The growing list of loved ones who are becoming irreversible, trending hashtags is empirical evidence of increasing, overt racial tensions in America that we repeatedly see played out in minority communities when some police officers opt for brute force over effective community policing strategies that would foster a more inclusive environment in the communities they swore to serve and protect.
Shortly after the loss of my sister, I came across a quote from Jon Stewart that so accurately encompassed my feelings then and now: “You can truly grieve for every officer whose been lost in the line of duty in this country and still be troubled by cases of police overreach. Those two ideas are not mutually exclusive. You can have great regard for law enforcement and still want them to be held to high standards.”
Sen. Whitmire, on his Facebook page, asserted that the Sandra Bland Act will go a long way to ensure the state of Texas adequately addresses the safety and mental health needs of people confined in county jails.
As a family, we understand that the catastrophic circumstances of Sandy’s unnecessary arrest and subsequent death in jail served as the impetus for legislation that seeks to protect the lives of those pulled into a criminal justice system that offers limited resources to meet their needs.

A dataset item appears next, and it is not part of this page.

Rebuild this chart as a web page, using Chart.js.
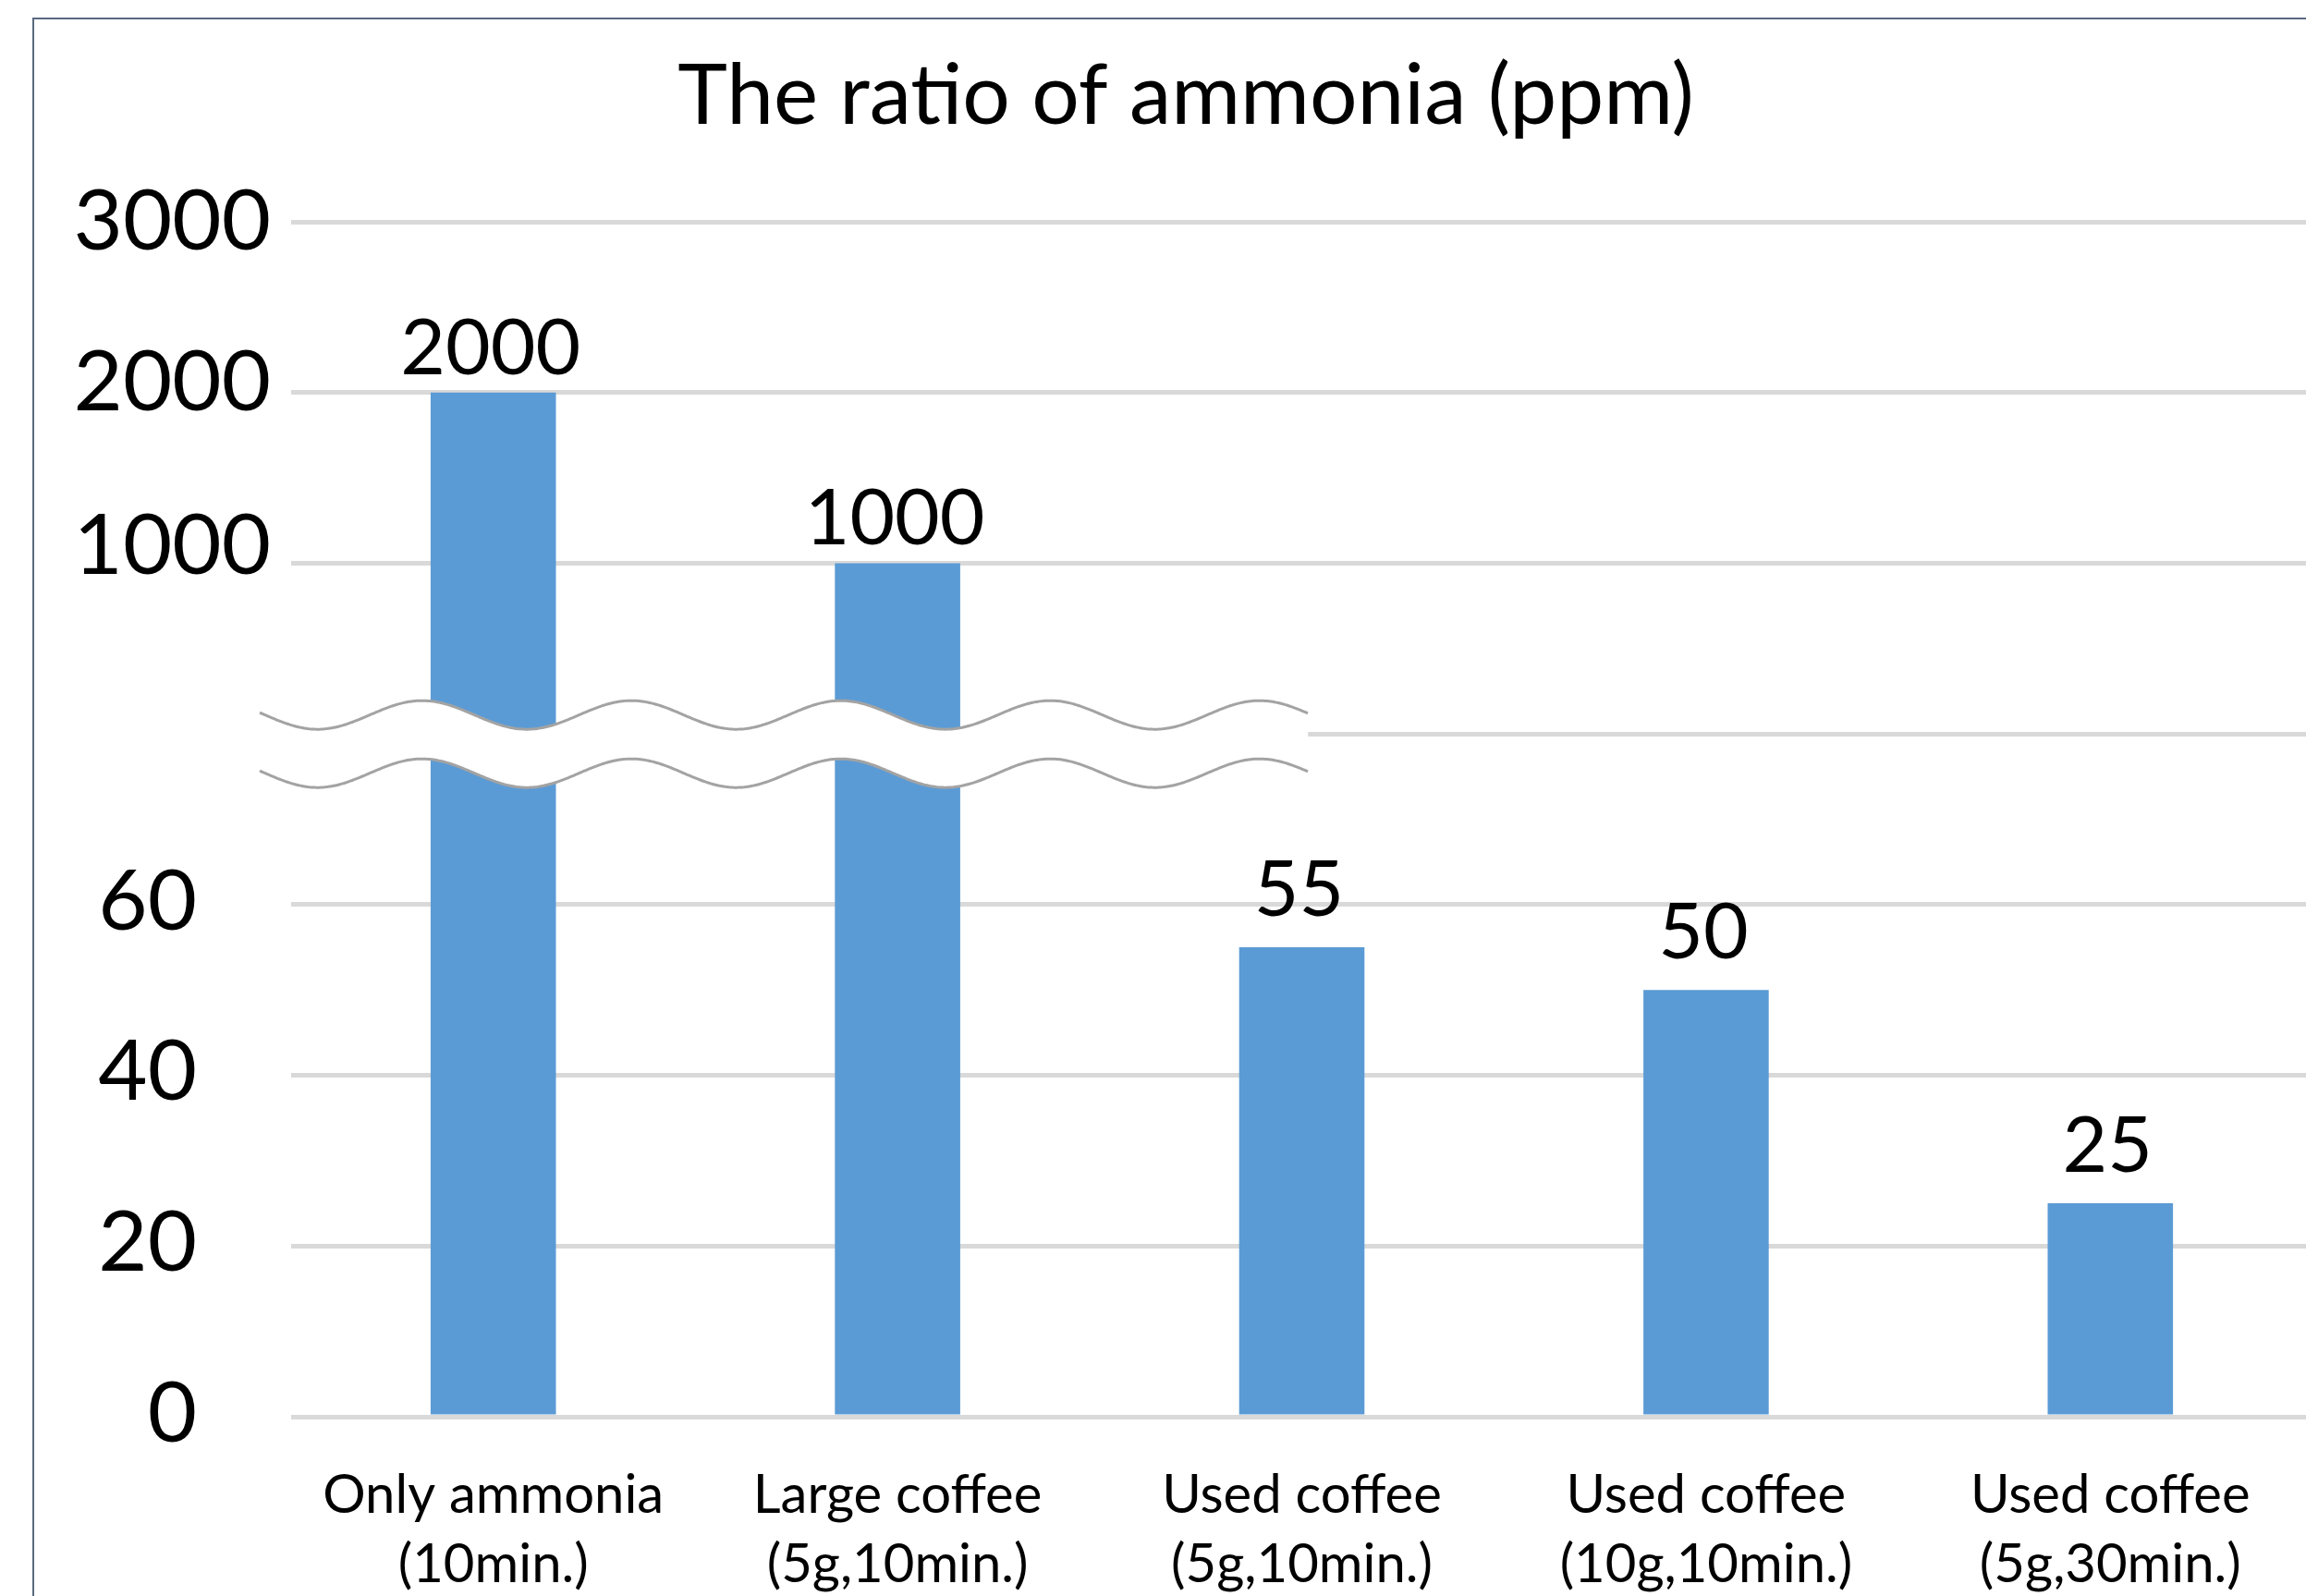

It’s equally important, though, that a bill named in her honor adequately addresses the urgency to engage in dialogue that fits Sandy’s circumstances, by acknowledging that avoidance of accountability amongst law enforcement officials who operate outside of ethical and moral parameters is no longer the answer to policing American civilians with equity and fairness. Sen. Whitmire and Rep. Coleman, I look forward to continuing that solution-based discussion with you.